The discriminant is a crucial part of solving quadratic equations. It helps us determine the nature and number of the roots (solutions) a quadratic equation might have. In a standard quadratic equation of the form \( ax^2 + bx + c = 0 \), the discriminant \( \Delta \) is calculated using the formula:

• \( \Delta = b^2 - 4ac \)

After computing the discriminant, we can draw conclusions about the roots:

• If \( \Delta > 0 \), the equation has two distinct real roots.
• If \( \Delta = 0 \), there is exactly one real root (or a "repeated" root).
• If \( \Delta < 0 \), the equation has no real roots, meaning the solutions are complex numbers.

In our example, we found \( \Delta = 241 \), which is greater than zero, indicating two real and distinct roots. This initial step is vital as it guides us on whether to calculate real roots or acknowledge that they do not exist.

The quadratic formula is a powerful tool for finding the roots of a quadratic equation. If you have your equation in the form \( ax^2 + bx + c = 0 \), the roots are given by:

• \( x = \frac{-b \pm \sqrt{\Delta}}{2a} \)

Here's how it works:1. Calculate the discriminant (\( \Delta \)).2. Plug the values of \( a \), \( b \), and \( \Delta \) into the formula.3. The ± sign indicates two possible values, resulting in two roots.
In our exercise, after computing \( \sqrt{241} \approx 15.52 \), we applied the quadratic formula:

• For the first root: \( R_1 = \frac{-7 + 15.52}{8} \approx 1.07 \)
• For the second root: \( R_2 = \frac{-7 - 15.52}{8} \approx -2.82 \)

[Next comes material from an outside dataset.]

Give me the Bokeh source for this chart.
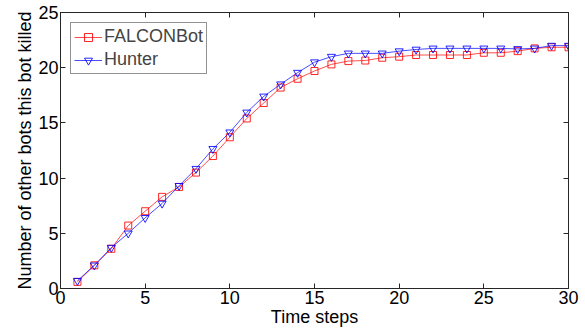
from bokeh.plotting import figure
from bokeh.models import LinearAxis, FixedTicker, Range1d, Legend, LegendItem
from bokeh.embed import file_html
from bokeh.resources import INLINE

steps = list(range(1, 31))
falconbot = [0.6, 2.1, 3.6, 5.7, 7.0, 8.3, 9.2, 10.5, 12.0, 13.7,
             15.4, 16.8, 18.2, 19.0, 19.7, 20.3, 20.6, 20.65, 20.9, 21.0,
             21.15, 21.15, 21.15, 21.15, 21.35, 21.35, 21.5, 21.75, 21.85, 21.85]
hunter = [0.7, 2.1, 3.7, 5.0, 6.4, 7.7, 9.3, 10.85, 12.65, 14.15,
          15.95, 17.4, 18.5, 19.55, 20.5, 21.0, 21.3, 21.3, 21.3, 21.5,
          21.65, 21.75, 21.75, 21.75, 21.75, 21.75, 21.7, 21.75, 22.0, 22.0]
x_ticks = [0, 5, 10, 15, 20, 25, 30]
y_ticks = [0, 5, 10, 15, 20, 25]

FONT = "Liberation Sans"
AXC = "#262626"

p = figure(frame_width=508, frame_height=276, output_backend="svg",
           toolbar_location=None, x_range=Range1d(0, 30), y_range=Range1d(0, 25),
           min_border_left=60, min_border_top=12, min_border_right=17,
           min_border_bottom=43)
p.background_fill_color = "white"
p.border_fill_color = "white"
p.outline_line_color = AXC
p.grid.visible = False

p.xaxis.ticker = FixedTicker(ticks=x_ticks)
p.yaxis.ticker = FixedTicker(ticks=y_ticks)
p.xaxis.axis_label = "Time steps"
p.yaxis.axis_label = "Number of other bots this bot killed"

for ax in [p.xaxis[0], p.yaxis[0]]:
    ax.major_tick_in = 5
    ax.major_tick_out = 0
    ax.minor_tick_line_color = None
    ax.axis_line_color = AXC
    ax.major_tick_line_color = AXC
    ax.major_label_text_font = FONT
    ax.major_label_text_font_size = "18px"
    ax.major_label_text_color = "black"
    ax.axis_label_text_font = FONT
    ax.axis_label_text_font_size = "18px"
    ax.axis_label_text_font_style = "normal"
    ax.axis_label_text_color = "black"
    ax.major_label_standoff = 2
    ax.axis_label_standoff = 0

top = LinearAxis(ticker=FixedTicker(ticks=x_ticks), major_tick_in=5, major_tick_out=0,
                 minor_tick_line_color=None, axis_line_color=AXC,
                 major_tick_line_color=AXC, major_label_text_color=None)
right = LinearAxis(ticker=FixedTicker(ticks=y_ticks), major_tick_in=5, major_tick_out=0,
                   minor_tick_line_color=None, axis_line_color=AXC,
                   major_tick_line_color=AXC, major_label_text_color=None)
p.add_layout(top, "above")
p.add_layout(right, "right")

r1 = p.line(steps, falconbot, line_color="#ff0000", line_width=1, line_alpha=0.7)
m1 = p.scatter(steps, falconbot, marker="square", size=7, line_color="#ff0000",
               fill_color=None, line_width=1, line_alpha=0.85)
r2 = p.line(steps, hunter, line_color="#0000ff", line_width=1, line_alpha=0.7)
m2 = p.scatter(steps, hunter, marker="inverted_triangle", size=8, line_color="#0000ff",
               fill_color=None, line_width=1, line_alpha=0.85)

legend = Legend(items=[LegendItem(label="FALCONBot", renderers=[r1, m1]),
                       LegendItem(label="Hunter", renderers=[r2, m2])],
                location="top_left")
legend.label_text_font = FONT
legend.label_text_font_size = "18px"
legend.border_line_color = AXC
legend.border_line_width = 1
legend.margin = 10
legend.padding = 3
legend.spacing = 2
legend.glyph_width = 28
legend.label_standoff = 2
legend.label_height = 20
legend.glyph_height = 20
p.add_layout(legend)

open("out.html", "w").write(file_html(p, INLINE))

The quadratic formula is reliable and can always be used to find the roots of any quadratic equation, which makes it indispensable in algebra.

Real roots in quadratic equations indicate where the parabola associated with the quadratic equation intersects the x-axis. Depending on the discriminant, these intersections might be:

• Two points (two distinct real roots).
• One point (one real root, touching the x-axis).
• No intersection (no real roots, which means the parabola does not touch the x-axis).

Real roots provide important information in various contexts, such as motion problems, optimization, and even graphical interpretations. In our given exercise, we determined two real roots because the discriminant was positive. Hence, the parabola intersects the x-axis at two distinct points.
Finding the real roots involves using both the discriminant to confirm their existence and the quadratic formula to pinpoint their values. This duality ensures we do not miss any real solutions and allows us to visualize the sum and product of the roots as properties of the quadratic coefficients.